5.    The ‘term’ sister’ or ‘brother’ generally includes half sisters and brothers but if there is no Will, then half siblings will only inherit if there are no full sisters or brothers of the deceased.

6.    A document claiming to contain a deceased person’s wishes, even if it is not validly executed, can be considered to be their Will or an amendment to or a revocation of their Will if the Court is satisfied.  Therefore anything signed by the deceased is a testamentary disposition, if the Court is satisfied.

7.    A Will may be rendered invalid by marriage, divorce or by making a new Will.

8.    A person must be over 18 years of age to make a Will unless: they are or have been married; they have been granted leave to make a Will by the Court; or the Will is made in contemplation of a marriage which does take place.

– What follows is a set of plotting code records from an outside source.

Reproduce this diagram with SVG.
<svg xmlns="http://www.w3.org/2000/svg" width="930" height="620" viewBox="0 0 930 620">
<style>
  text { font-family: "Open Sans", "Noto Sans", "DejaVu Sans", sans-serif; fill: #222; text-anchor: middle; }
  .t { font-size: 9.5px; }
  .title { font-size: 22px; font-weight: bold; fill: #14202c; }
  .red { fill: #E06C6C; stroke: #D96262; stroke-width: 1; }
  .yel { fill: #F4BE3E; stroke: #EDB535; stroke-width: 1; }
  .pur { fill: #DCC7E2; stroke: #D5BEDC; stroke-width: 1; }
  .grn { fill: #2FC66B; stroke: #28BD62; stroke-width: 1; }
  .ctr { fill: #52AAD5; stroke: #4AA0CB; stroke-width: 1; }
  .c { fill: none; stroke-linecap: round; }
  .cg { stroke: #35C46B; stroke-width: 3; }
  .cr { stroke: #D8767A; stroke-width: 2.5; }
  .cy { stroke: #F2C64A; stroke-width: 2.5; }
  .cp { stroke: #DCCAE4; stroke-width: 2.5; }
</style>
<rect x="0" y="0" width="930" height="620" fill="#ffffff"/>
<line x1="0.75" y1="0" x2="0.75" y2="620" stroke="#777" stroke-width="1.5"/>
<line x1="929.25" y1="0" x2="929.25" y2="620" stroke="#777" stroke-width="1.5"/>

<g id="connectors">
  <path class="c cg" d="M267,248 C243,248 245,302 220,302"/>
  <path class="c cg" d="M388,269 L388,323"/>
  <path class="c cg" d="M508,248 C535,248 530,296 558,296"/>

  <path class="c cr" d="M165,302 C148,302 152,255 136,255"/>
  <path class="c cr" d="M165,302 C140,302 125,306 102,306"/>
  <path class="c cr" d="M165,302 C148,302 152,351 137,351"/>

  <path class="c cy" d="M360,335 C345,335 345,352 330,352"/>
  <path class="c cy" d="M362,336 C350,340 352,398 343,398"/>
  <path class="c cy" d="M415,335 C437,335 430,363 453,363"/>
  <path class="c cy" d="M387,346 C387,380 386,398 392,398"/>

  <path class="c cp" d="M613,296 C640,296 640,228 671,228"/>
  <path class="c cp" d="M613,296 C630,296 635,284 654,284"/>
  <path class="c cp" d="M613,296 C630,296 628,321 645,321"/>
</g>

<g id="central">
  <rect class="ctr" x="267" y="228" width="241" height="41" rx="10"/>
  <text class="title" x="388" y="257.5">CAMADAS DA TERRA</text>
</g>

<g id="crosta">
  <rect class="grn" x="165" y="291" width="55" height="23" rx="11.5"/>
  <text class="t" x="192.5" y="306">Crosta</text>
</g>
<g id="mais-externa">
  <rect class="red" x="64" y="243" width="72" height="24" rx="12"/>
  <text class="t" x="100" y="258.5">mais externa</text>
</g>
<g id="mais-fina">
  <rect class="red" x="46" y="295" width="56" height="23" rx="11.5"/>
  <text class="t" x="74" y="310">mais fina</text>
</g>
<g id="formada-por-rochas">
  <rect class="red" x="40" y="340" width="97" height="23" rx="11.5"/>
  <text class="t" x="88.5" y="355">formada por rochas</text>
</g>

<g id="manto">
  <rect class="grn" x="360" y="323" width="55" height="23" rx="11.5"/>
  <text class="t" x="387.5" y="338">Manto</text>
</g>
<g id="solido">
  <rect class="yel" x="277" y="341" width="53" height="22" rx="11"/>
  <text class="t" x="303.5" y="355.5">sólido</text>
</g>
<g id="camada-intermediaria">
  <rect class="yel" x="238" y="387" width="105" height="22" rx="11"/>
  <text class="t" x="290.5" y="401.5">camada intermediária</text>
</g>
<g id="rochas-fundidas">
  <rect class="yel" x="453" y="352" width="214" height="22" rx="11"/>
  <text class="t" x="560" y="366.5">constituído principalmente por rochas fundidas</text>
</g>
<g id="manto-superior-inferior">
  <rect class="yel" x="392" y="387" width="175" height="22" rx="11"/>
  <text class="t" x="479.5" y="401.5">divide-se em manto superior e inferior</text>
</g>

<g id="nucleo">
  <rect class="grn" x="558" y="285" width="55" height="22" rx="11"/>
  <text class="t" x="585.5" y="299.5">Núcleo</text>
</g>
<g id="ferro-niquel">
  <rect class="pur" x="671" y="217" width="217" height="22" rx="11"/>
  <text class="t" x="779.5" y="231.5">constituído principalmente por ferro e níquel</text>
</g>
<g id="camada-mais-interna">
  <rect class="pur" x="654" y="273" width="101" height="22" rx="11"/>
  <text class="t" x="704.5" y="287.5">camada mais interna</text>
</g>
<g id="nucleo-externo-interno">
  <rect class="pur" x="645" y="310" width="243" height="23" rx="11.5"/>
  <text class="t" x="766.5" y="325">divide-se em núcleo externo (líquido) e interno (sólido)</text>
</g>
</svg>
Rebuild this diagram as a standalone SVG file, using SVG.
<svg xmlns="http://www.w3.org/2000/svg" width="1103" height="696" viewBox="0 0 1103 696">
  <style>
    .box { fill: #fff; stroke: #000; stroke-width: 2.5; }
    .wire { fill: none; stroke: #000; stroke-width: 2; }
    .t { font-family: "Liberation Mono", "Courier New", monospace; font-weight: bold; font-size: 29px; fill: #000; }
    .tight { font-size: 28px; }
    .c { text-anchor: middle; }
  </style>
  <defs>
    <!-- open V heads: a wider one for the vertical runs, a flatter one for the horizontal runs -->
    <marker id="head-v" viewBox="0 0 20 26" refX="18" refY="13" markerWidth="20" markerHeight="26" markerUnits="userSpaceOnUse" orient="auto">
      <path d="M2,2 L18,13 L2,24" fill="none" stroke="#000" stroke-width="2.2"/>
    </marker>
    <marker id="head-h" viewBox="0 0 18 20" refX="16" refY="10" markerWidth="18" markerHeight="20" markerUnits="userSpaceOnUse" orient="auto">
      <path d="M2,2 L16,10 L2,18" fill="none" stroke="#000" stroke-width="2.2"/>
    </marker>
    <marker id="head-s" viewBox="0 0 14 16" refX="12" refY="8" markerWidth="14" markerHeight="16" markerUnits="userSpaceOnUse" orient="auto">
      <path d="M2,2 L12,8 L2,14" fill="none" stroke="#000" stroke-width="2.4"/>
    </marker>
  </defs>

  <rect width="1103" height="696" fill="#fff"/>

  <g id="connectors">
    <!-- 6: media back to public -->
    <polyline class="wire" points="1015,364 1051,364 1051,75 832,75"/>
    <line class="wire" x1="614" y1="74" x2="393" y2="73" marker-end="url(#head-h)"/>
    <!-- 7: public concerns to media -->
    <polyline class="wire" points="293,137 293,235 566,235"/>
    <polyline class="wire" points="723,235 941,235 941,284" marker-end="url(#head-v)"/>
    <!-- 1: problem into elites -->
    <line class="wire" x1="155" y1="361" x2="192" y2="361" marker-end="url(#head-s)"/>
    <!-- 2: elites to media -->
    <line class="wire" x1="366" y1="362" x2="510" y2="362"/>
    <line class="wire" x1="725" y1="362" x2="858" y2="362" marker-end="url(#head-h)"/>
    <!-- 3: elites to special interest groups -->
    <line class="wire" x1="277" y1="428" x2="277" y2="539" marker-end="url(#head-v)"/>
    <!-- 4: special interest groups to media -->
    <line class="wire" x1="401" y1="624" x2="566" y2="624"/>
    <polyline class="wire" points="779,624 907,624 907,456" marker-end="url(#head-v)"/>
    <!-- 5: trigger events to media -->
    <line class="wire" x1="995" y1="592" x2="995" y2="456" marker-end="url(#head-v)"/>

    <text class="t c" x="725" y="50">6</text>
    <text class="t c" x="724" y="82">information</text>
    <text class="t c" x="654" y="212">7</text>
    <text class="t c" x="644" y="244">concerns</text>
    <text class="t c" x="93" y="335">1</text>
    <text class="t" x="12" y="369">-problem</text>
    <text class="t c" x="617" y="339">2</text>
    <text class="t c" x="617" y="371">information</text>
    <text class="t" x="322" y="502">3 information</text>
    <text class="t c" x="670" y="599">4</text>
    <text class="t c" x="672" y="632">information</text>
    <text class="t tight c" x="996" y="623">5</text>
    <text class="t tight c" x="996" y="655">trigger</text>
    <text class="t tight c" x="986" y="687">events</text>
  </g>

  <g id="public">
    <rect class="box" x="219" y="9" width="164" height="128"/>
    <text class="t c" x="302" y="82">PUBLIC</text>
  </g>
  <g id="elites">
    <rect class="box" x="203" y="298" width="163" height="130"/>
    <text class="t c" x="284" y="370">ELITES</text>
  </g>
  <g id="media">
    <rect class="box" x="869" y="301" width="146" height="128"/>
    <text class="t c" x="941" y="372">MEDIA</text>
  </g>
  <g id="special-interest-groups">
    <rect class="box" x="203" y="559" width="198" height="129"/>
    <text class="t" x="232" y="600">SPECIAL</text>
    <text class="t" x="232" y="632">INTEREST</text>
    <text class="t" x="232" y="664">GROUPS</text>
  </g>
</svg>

9.    Wills can be written in any language but a certified translation is required when the Will maker dies if an application for a grant of probate is required.

10.    A parent can nominate someone in their Will to be guardian of their infant children; however, the surviving parent will generally assume this responsibility.  If there is disagreement, the Court will make an appointment and whatever you write in your Will may be taken into consideration by the Court.

11.    A Will is invalid if it has been obtained by actual force or by threats but appeals made to the sentiments of affection, gratitude, pity or ties of kindred are perfectly legitimate.

12.    Mutual Wills are where each Will maker leaves his or her estate to the other and on the death of the survivor, to an agreed third person.  Mutual Wills must include a binding agreement that neither party will revoke.  This means that while both parties are alive, notice must be given of intended revocation but after death of one of the parties, the agreement not to revoke becomes binding.